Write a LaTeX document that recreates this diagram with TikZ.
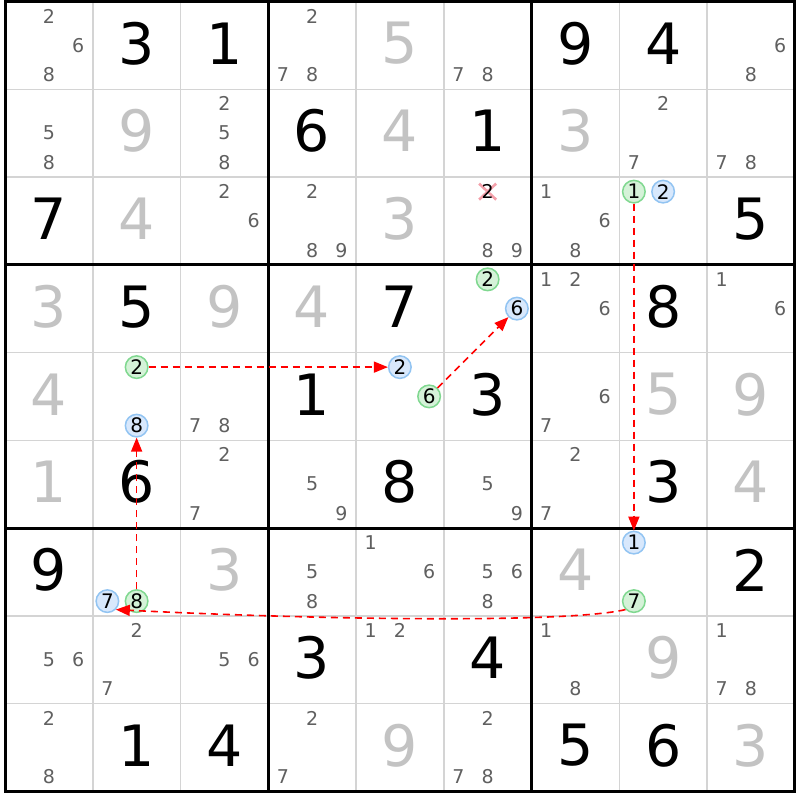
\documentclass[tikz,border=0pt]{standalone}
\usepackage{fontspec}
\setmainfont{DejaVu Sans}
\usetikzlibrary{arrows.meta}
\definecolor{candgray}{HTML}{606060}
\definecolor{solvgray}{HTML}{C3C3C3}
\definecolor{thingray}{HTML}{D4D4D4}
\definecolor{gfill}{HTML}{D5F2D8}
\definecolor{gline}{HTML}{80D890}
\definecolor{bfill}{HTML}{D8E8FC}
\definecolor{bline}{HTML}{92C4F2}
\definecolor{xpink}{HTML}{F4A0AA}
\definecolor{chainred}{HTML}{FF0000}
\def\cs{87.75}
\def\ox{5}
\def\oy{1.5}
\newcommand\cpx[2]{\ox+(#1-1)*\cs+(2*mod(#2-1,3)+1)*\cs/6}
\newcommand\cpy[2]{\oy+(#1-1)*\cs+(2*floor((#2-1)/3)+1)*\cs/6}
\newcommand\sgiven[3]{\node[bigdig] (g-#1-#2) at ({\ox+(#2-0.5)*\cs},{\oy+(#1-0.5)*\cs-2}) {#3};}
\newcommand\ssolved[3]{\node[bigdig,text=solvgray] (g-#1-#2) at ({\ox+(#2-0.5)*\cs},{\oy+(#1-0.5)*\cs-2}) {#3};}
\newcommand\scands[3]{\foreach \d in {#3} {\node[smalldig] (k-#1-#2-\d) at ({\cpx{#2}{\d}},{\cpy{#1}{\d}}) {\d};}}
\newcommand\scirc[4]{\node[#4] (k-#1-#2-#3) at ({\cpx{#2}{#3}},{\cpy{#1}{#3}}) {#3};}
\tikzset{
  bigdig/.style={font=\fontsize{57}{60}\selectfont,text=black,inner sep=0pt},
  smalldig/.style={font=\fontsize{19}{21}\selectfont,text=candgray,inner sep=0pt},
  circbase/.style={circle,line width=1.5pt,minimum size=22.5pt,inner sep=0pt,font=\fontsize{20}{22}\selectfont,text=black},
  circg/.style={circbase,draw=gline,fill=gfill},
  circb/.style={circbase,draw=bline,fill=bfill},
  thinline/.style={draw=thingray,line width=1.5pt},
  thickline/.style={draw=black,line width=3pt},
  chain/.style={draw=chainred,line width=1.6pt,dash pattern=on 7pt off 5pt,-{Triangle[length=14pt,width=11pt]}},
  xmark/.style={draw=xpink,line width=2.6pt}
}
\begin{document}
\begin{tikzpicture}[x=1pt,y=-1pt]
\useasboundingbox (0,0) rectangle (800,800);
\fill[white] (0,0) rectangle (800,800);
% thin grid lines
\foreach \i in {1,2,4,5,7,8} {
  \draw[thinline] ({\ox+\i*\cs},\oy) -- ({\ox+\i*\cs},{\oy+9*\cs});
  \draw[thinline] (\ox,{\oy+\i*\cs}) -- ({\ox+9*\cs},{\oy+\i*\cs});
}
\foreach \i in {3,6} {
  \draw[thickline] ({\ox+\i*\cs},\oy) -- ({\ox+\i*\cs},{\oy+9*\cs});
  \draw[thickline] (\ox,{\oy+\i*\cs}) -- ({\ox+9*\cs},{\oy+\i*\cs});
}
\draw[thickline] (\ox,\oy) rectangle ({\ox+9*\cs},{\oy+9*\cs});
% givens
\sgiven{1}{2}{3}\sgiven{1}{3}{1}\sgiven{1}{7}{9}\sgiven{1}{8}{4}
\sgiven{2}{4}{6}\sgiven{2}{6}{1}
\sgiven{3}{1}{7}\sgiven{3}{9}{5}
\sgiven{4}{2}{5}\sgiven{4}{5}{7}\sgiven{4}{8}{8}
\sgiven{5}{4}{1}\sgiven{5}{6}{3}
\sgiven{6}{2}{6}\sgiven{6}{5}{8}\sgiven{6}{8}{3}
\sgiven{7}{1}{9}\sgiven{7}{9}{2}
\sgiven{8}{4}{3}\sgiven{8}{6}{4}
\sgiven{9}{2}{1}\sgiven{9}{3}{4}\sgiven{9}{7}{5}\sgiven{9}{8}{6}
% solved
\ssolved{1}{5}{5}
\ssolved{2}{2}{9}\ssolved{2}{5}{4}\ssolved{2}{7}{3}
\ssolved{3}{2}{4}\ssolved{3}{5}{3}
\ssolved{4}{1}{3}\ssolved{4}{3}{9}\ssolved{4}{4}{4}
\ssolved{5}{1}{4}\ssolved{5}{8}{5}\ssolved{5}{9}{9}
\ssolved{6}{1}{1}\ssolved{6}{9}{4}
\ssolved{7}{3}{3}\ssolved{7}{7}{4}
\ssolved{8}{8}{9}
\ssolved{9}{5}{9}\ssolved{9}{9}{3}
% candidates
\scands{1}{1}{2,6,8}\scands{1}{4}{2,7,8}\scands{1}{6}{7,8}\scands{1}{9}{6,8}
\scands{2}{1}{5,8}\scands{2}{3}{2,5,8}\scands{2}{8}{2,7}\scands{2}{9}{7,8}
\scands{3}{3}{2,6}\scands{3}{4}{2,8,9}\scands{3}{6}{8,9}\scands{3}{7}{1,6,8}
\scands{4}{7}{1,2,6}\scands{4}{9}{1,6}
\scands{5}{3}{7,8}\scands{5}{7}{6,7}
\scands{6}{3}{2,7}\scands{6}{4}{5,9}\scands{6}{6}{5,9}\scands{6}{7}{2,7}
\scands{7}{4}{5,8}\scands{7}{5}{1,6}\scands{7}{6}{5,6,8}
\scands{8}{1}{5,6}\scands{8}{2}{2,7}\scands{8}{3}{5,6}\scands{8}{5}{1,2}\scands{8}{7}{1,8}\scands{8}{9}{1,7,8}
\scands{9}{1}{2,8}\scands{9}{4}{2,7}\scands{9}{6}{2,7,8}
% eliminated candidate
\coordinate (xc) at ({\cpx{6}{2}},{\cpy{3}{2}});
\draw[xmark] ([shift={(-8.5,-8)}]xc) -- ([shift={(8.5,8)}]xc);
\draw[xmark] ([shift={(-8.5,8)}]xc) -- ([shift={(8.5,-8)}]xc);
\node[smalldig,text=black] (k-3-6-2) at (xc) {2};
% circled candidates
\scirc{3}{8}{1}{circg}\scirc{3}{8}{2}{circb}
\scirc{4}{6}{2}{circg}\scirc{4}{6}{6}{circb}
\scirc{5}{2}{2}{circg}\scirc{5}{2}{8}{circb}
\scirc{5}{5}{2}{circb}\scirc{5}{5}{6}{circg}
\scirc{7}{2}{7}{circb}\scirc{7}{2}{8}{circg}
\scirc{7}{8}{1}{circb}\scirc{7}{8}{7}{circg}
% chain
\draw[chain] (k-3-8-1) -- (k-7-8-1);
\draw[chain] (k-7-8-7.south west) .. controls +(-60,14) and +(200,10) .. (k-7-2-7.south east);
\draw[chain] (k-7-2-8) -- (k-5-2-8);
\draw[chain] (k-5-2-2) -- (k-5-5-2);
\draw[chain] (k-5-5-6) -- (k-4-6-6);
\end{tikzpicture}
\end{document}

**Directions:**
Transcribe the material exactly, leaving every picture out.

**Task answer:**
Write a LaTeX document that recreates this diagram with TikZ.
\documentclass[tikz,border=0pt]{standalone}
\usepackage{fontspec}
\setmainfont{DejaVu Sans}
\usetikzlibrary{arrows.meta}
\definecolor{candgray}{HTML}{606060}
\definecolor{solvgray}{HTML}{C3C3C3}
\definecolor{thingray}{HTML}{D4D4D4}
\definecolor{gfill}{HTML}{D5F2D8}
\definecolor{gline}{HTML}{80D890}
\definecolor{bfill}{HTML}{D8E8FC}
\definecolor{bline}{HTML}{92C4F2}
\definecolor{xpink}{HTML}{F4A0AA}
\definecolor{chainred}{HTML}{FF0000}
\def\cs{87.75}
\def\ox{5}
\def\oy{1.5}
\newcommand\cpx[2]{\ox+(#1-1)*\cs+(2*mod(#2-1,3)+1)*\cs/6}
\newcommand\cpy[2]{\oy+(#1-1)*\cs+(2*floor((#2-1)/3)+1)*\cs/6}
\newcommand\sgiven[3]{\node[bigdig] (g-#1-#2) at ({\ox+(#2-0.5)*\cs},{\oy+(#1-0.5)*\cs-2}) {#3};}
\newcommand\ssolved[3]{\node[bigdig,text=solvgray] (g-#1-#2) at ({\ox+(#2-0.5)*\cs},{\oy+(#1-0.5)*\cs-2}) {#3};}
\newcommand\scands[3]{\foreach \d in {#3} {\node[smalldig] (k-#1-#2-\d) at ({\cpx{#2}{\d}},{\cpy{#1}{\d}}) {\d};}}
\newcommand\scirc[4]{\node[#4] (k-#1-#2-#3) at ({\cpx{#2}{#3}},{\cpy{#1}{#3}}) {#3};}
\tikzset{
  bigdig/.style={font=\fontsize{57}{60}\selectfont,text=black,inner sep=0pt},
  smalldig/.style={font=\fontsize{19}{21}\selectfont,text=candgray,inner sep=0pt},
  circbase/.style={circle,line width=1.5pt,minimum size=22.5pt,inner sep=0pt,font=\fontsize{20}{22}\selectfont,text=black},
  circg/.style={circbase,draw=gline,fill=gfill},
  circb/.style={circbase,draw=bline,fill=bfill},
  thinline/.style={draw=thingray,line width=1.5pt},
  thickline/.style={draw=black,line width=3pt},
  chain/.style={draw=chainred,line width=1.6pt,dash pattern=on 7pt off 5pt,-{Triangle[length=14pt,width=11pt]}},
  xmark/.style={draw=xpink,line width=2.6pt}
}
\begin{document}
\begin{tikzpicture}[x=1pt,y=-1pt]
\useasboundingbox (0,0) rectangle (800,800);
\fill[white] (0,0) rectangle (800,800);
% thin grid lines
\foreach \i in {1,2,4,5,7,8} {
  \draw[thinline] ({\ox+\i*\cs},\oy) -- ({\ox+\i*\cs},{\oy+9*\cs});
  \draw[thinline] (\ox,{\oy+\i*\cs}) -- ({\ox+9*\cs},{\oy+\i*\cs});
}
\foreach \i in {3,6} {
  \draw[thickline] ({\ox+\i*\cs},\oy) -- ({\ox+\i*\cs},{\oy+9*\cs});
  \draw[thickline] (\ox,{\oy+\i*\cs}) -- ({\ox+9*\cs},{\oy+\i*\cs});
}
\draw[thickline] (\ox,\oy) rectangle ({\ox+9*\cs},{\oy+9*\cs});
% givens
\sgiven{1}{2}{3}\sgiven{1}{3}{1}\sgiven{1}{7}{9}\sgiven{1}{8}{4}
\sgiven{2}{4}{6}\sgiven{2}{6}{1}
\sgiven{3}{1}{7}\sgiven{3}{9}{5}
\sgiven{4}{2}{5}\sgiven{4}{5}{7}\sgiven{4}{8}{8}
\sgiven{5}{4}{1}\sgiven{5}{6}{3}
\sgiven{6}{2}{6}\sgiven{6}{5}{8}\sgiven{6}{8}{3}
\sgiven{7}{1}{9}\sgiven{7}{9}{2}
\sgiven{8}{4}{3}\sgiven{8}{6}{4}
\sgiven{9}{2}{1}\sgiven{9}{3}{4}\sgiven{9}{7}{5}\sgiven{9}{8}{6}
% solved
\ssolved{1}{5}{5}
\ssolved{2}{2}{9}\ssolved{2}{5}{4}\ssolved{2}{7}{3}
\ssolved{3}{2}{4}\ssolved{3}{5}{3}
\ssolved{4}{1}{3}\ssolved{4}{3}{9}\ssolved{4}{4}{4}
\ssolved{5}{1}{4}\ssolved{5}{8}{5}\ssolved{5}{9}{9}
\ssolved{6}{1}{1}\ssolved{6}{9}{4}
\ssolved{7}{3}{3}\ssolved{7}{7}{4}
\ssolved{8}{8}{9}
\ssolved{9}{5}{9}\ssolved{9}{9}{3}
% candidates
\scands{1}{1}{2,6,8}\scands{1}{4}{2,7,8}\scands{1}{6}{7,8}\scands{1}{9}{6,8}
\scands{2}{1}{5,8}\scands{2}{3}{2,5,8}\scands{2}{8}{2,7}\scands{2}{9}{7,8}
\scands{3}{3}{2,6}\scands{3}{4}{2,8,9}\scands{3}{6}{8,9}\scands{3}{7}{1,6,8}
\scands{4}{7}{1,2,6}\scands{4}{9}{1,6}
\scands{5}{3}{7,8}\scands{5}{7}{6,7}
\scands{6}{3}{2,7}\scands{6}{4}{5,9}\scands{6}{6}{5,9}\scands{6}{7}{2,7}
\scands{7}{4}{5,8}\scands{7}{5}{1,6}\scands{7}{6}{5,6,8}
\scands{8}{1}{5,6}\scands{8}{2}{2,7}\scands{8}{3}{5,6}\scands{8}{5}{1,2}\scands{8}{7}{1,8}\scands{8}{9}{1,7,8}
\scands{9}{1}{2,8}\scands{9}{4}{2,7}\scands{9}{6}{2,7,8}
% eliminated candidate
\coordinate (xc) at ({\cpx{6}{2}},{\cpy{3}{2}});
\draw[xmark] ([shift={(-8.5,-8)}]xc) -- ([shift={(8.5,8)}]xc);
\draw[xmark] ([shift={(-8.5,8)}]xc) -- ([shift={(8.5,-8)}]xc);
\node[smalldig,text=black] (k-3-6-2) at (xc) {2};
% circled candidates
\scirc{3}{8}{1}{circg}\scirc{3}{8}{2}{circb}
\scirc{4}{6}{2}{circg}\scirc{4}{6}{6}{circb}
\scirc{5}{2}{2}{circg}\scirc{5}{2}{8}{circb}
\scirc{5}{5}{2}{circb}\scirc{5}{5}{6}{circg}
\scirc{7}{2}{7}{circb}\scirc{7}{2}{8}{circg}
\scirc{7}{8}{1}{circb}\scirc{7}{8}{7}{circg}
% chain
\draw[chain] (k-3-8-1) -- (k-7-8-1);
\draw[chain] (k-7-8-7.south west) .. controls +(-60,14) and +(200,10) .. (k-7-2-7.south east);
\draw[chain] (k-7-2-8) -- (k-5-2-8);
\draw[chain] (k-5-2-2) -- (k-5-5-2);
\draw[chain] (k-5-5-6) -- (k-4-6-6);
\end{tikzpicture}
\end{document}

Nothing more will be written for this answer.